The image can be from this picture (Couldn't find a decent Render, sorry. D: )
And the text could be 'That Heiderich Boy' in a nice flowy type of writing... You can be as creative as you like with the rest. :3 and if it could be about 500wx150h?

(just tell me if you need me to elaborate? :3?)


----------



## .GoreTuzk (Sep 3, 2008)

Thank you for the compliments.

@Tiggy: I use Adobe Photoshop 8.0

@Full Metal Cookies: I deduct you don't want the background of the picture included (seeing as you refered to it as "render", not "stock") so I made it with that in mind. If you'd prefer a version with the background just let me know.


----------



## Reventhas (Sep 3, 2008)

Greatness beyond measure(well, at least from my viewpoint). I'd make a request, but it would be sorely lacking in details...


----------



## .GoreTuzk (Sep 3, 2008)

Thank you all ^^


----------



## Coloursfall (Sep 4, 2008)

:D it's perfect, thank you so much! *saves*


----------



## .GoreTuzk (Sep 4, 2008)

Glad you liked it ^^


----------



## Twilight Dragon (Sep 12, 2008)

Wow you're good <3

Um, could I have a banner? :D

Here's the render, I'd like a black-and gold background, and the text saying "Emerald Serpent" somewhere. The rest is up to you :D


----------



## Mewtwo (Sep 12, 2008)

I would like a banner for my RPG, please!

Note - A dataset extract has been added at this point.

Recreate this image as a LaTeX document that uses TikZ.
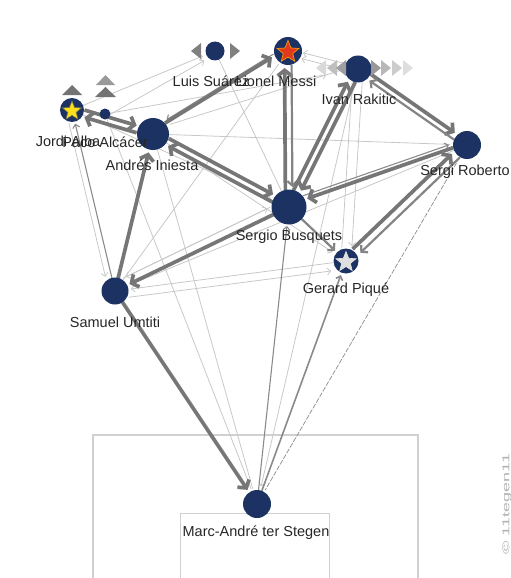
\documentclass[tikz,border=0pt]{standalone}
\usepackage{fontspec}
\setmainfont{Liberation Sans}
\usetikzlibrary{arrows.meta,calc,shapes.geometric,backgrounds}
\definecolor{navy}{HTML}{1C3263}
\definecolor{ctk}{HTML}{767676}
\definecolor{cmd}{HTML}{848484}
\definecolor{ctn}{HTML}{8A8A8A}
\definecolor{clt}{HTML}{C8C8C8}
\definecolor{cbox}{HTML}{D0D0D0}
\newcommand\cn[6][]{\draw[#1,shorten <=#5pt,shorten >=#6pt] ($(#2)!#4pt!90:(#3)$) -- ($(#3)!#4pt!-90:(#2)$);}
\begin{document}
\begin{tikzpicture}[x=1pt,y=-1pt,
  font=\fontsize{14.5}{17}\selectfont,
  pl/.style={circle,fill=navy,inner sep=0pt},
  lab/.style={inner sep=0pt,text=black!85},
  starstyle/.style={star,star points=5,star point ratio=2.3,inner sep=0pt,line width=0.6pt},
  tk/.style={line width=3.7pt,draw=ctk,-{Straight Barb[length=5.5pt,width=14pt]}},
  md/.style={line width=2.2pt,draw=cmd,-{Straight Barb[length=4.5pt,width=10pt]}},
  tn/.style={line width=1.1pt,draw=ctn,-{Straight Barb[length=3.5pt,width=7pt]}},
  lt/.style={line width=0.8pt,draw=clt,-{Straight Barb[length=3.5pt,width=7pt]}},
  ln/.style={line width=0.8pt,draw=clt}]
\useasboundingbox (0,0) rectangle (511,578);

% players
\node[pl,minimum size=24pt] (alba) at (72,110) {};
\node[starstyle,minimum size=20pt,fill=yellow!80!orange!90,draw=yellow!40!black] (albaS) at (72,111) {};
\node[pl,minimum size=11pt] (paco) at (105,114) {};
\node[pl,minimum size=32pt] (iniesta) at (153,134) {};
\node[pl,minimum size=19pt] (suarez) at (215,51) {};
\node[pl,minimum size=28pt] (messi) at (288,51) {};
\node[starstyle,minimum size=23pt,fill=red!55!brown,draw=orange!70!yellow] (messiS) at (288,52) {};
\node[pl,minimum size=27pt] (rak) at (358,69) {};
\node[pl,minimum size=28pt] (sergi) at (467,145) {};
\node[pl,minimum size=35pt] (busq) at (289,207) {};
\node[pl,minimum size=25pt] (pique) at (346,261) {};
\node[starstyle,minimum size=21pt,fill=gray!25,draw=white!80!gray] (piqueS) at (346,262) {};
\node[pl,minimum size=27pt] (umtiti) at (115,291) {};
\node[pl,minimum size=28pt] (stegen) at (257,504) {};

% labels
\node[lab] (albaL) at (68,141) {Jordi Alba};
\node[lab] (pacoL) at (105,142) {Paco Alcácer};
\node[lab] (iniestaL) at (152,165) {Andrés Iniesta};
\node[lab] (suarezL) at (211,81) {Luis Suárez};
\node[lab] (messiL) at (276,81) {Lionel Messi};
\node[lab] (rakL) at (359,99) {Ivan Rakitic};
\node[lab] (sergiL) at (465,172) {Sergi Roberto};
\node[lab] (busqL) at (289,237) {Sergio Busquets};
\node[lab] (piqueL) at (346,290) {Gerard Piqué};
\node[lab] (umtitiL) at (115,322) {Samuel Umtiti};
\node[lab] (stegenL) at (256,533) {Marc-André ter Stegen};

% watermark
\node[rotate=90,text=black!30,inner sep=0pt] (wm) at (507,504) {\fontsize{10}{12}\selectfont\scalebox{1.8}[1]{© 11tegen11}};

% icons
\fill[black!55] (62,95) -- (72,85) -- (82,95) -- cycle;
\fill[black!40] (96,85) -- (105.5,75) -- (115,85) -- cycle;
\fill[black!55] (95,97) -- (105.5,87) -- (116,97) -- cycle;
\fill[black!50] (191,51) -- (201,43) -- (201,59) -- cycle;
\fill[black!50] (230,43) -- (240,51) -- (230,59) -- cycle;
\fill[black!15] (316,68) -- (326,60) -- (326,76) -- cycle;
\fill[black!25] (327,68) -- (337,60) -- (337,76) -- cycle;
\fill[black!38] (336,68) -- (346,60) -- (346,76) -- cycle;
\fill[black!40] (371,60) -- (381,68) -- (371,76) -- cycle;
\fill[black!28] (381,60) -- (391,68) -- (381,76) -- cycle;
\fill[black!20] (392,60) -- (402,68) -- (392,76) -- cycle;
\fill[black!13] (403,60) -- (413,68) -- (403,76) -- cycle;

\begin{pgfonlayer}{background}
% penalty boxes
\draw[cbox,line width=1.2pt] (93,590) |- (418,435) -- (418,590);
\draw[cbox,line width=1pt] (180,590) |- (329,513) -- (329,590);

% light passes
\cn[lt]{alba}{suarez}{0}{12}{13}
\cn[lt]{paco}{suarez}{-3}{5}{14}
\cn[lt]{paco}{rak}{0}{5}{32}
\cn[ln]{paco}{stegen}{0}{5}{16}
\cn[ln]{iniesta}{stegen}{0}{16}{16}
\cn[lt]{rak}{stegen}{0}{13}{18}
\cn[ln,dash pattern=on 5pt off 1.5pt,draw=black!45,line width=0.7pt]{sergi}{stegen}{0}{14}{16}
\cn[lt]{rak}{messi}{4}{13}{15}
\cn[lt]{rak}{messi}{-2}{13}{15}
\cn[lt]{rak}{pique}{5}{13}{15}
\cn[ln]{pique}{rak}{5}{13}{14}
\cn[lt]{pique}{umtiti}{0}{13}{16}
\cn[lt]{busq}{umtiti}{-8}{17}{16}
\cn[lt]{umtiti}{pique}{-8}{13}{16}
\cn[lt]{umtiti}{busq}{8}{13}{20}
\cn[ln]{iniesta}{sergi}{0}{16}{17}
\cn[lt]{alba}{busq}{0}{12}{20}
\cn[ln]{rak}{iniesta}{-4}{13}{19}
\cn[lt]{sergi}{umtiti}{0}{14}{18}
\cn[ln]{umtiti}{messi}{0}{13}{16}
\cn[lt]{iniesta}{pique}{0}{16}{16}
\cn[ln]{suarez}{busq}{0}{10}{18}
\cn[lt]{alba}{umtiti}{-6}{12}{16}

% darker thin passes
\cn[tn]{umtiti}{alba}{0}{13}{14}
\cn[tn]{messi}{iniesta}{-5}{14}{19}
\cn[tn]{busq}{sergi}{6}{17}{17}
\cn[tn]{stegen}{busq}{0}{14}{19}
\cn[tn,line width=1.6pt]{stegen}{pique}{0}{14}{15}

% medium / thick passes
\cn[tk]{alba}{iniesta}{3.5}{12}{18}
\cn[tk]{iniesta}{alba}{3.5}{16}{14}
\cn[tk]{iniesta}{busq}{3.5}{16}{20}
\cn[tk]{busq}{iniesta}{3.5}{17}{19}
\cn[tk]{iniesta}{messi}{3}{16}{17}
\cn[tk]{busq}{messi}{3.5}{17}{17}
\cn[md]{messi}{busq}{3.5}{14}{20}
\cn[tk]{busq}{rak}{3.5}{17}{16}
\cn[tk]{rak}{busq}{3.5}{13}{20}
\cn[tk]{rak}{sergi}{3}{13}{17}
\cn[md]{sergi}{rak}{3}{14}{16}
\cn[tk]{sergi}{busq}{-2}{14}{20}
\cn[tk]{busq}{umtiti}{0}{17}{16}
\cn[tk]{umtiti}{iniesta}{0}{13}{19}
\cn[tk]{umtiti}{stegen}{0}{13}{17}
\cn[tk]{pique}{sergi}{4}{13}{17}
\cn[md]{sergi}{pique}{4}{14}{16}
\cn[md]{busq}{pique}{0}{17}{15}
\end{pgfonlayer}
\end{tikzpicture}
\end{document}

It's white fading into sky blue, with Tigrera

	
	
		
		
	


	




(the only decent out-of-her-ball picture I could find!)and on the left it says, " Bakugan Tournament!" and on the right, it says, "Join now!". In the upper left corner, there should be a Hawiian flower, lavender purple, please!

Thanks!


----------



## Cyndaquil (Sep 12, 2008)

May I have a banner AND avatar? I would like a banner to replace my cyndaquil club one and one to replace my avatar make them both with cyndaquil on them and make sure that the cyndaquil club is written on the banner. Thats all.


----------



## .GoreTuzk (Sep 16, 2008)

I don't have time for more, I'll have to take care of your Cyndaquil banner later, sorry.


----------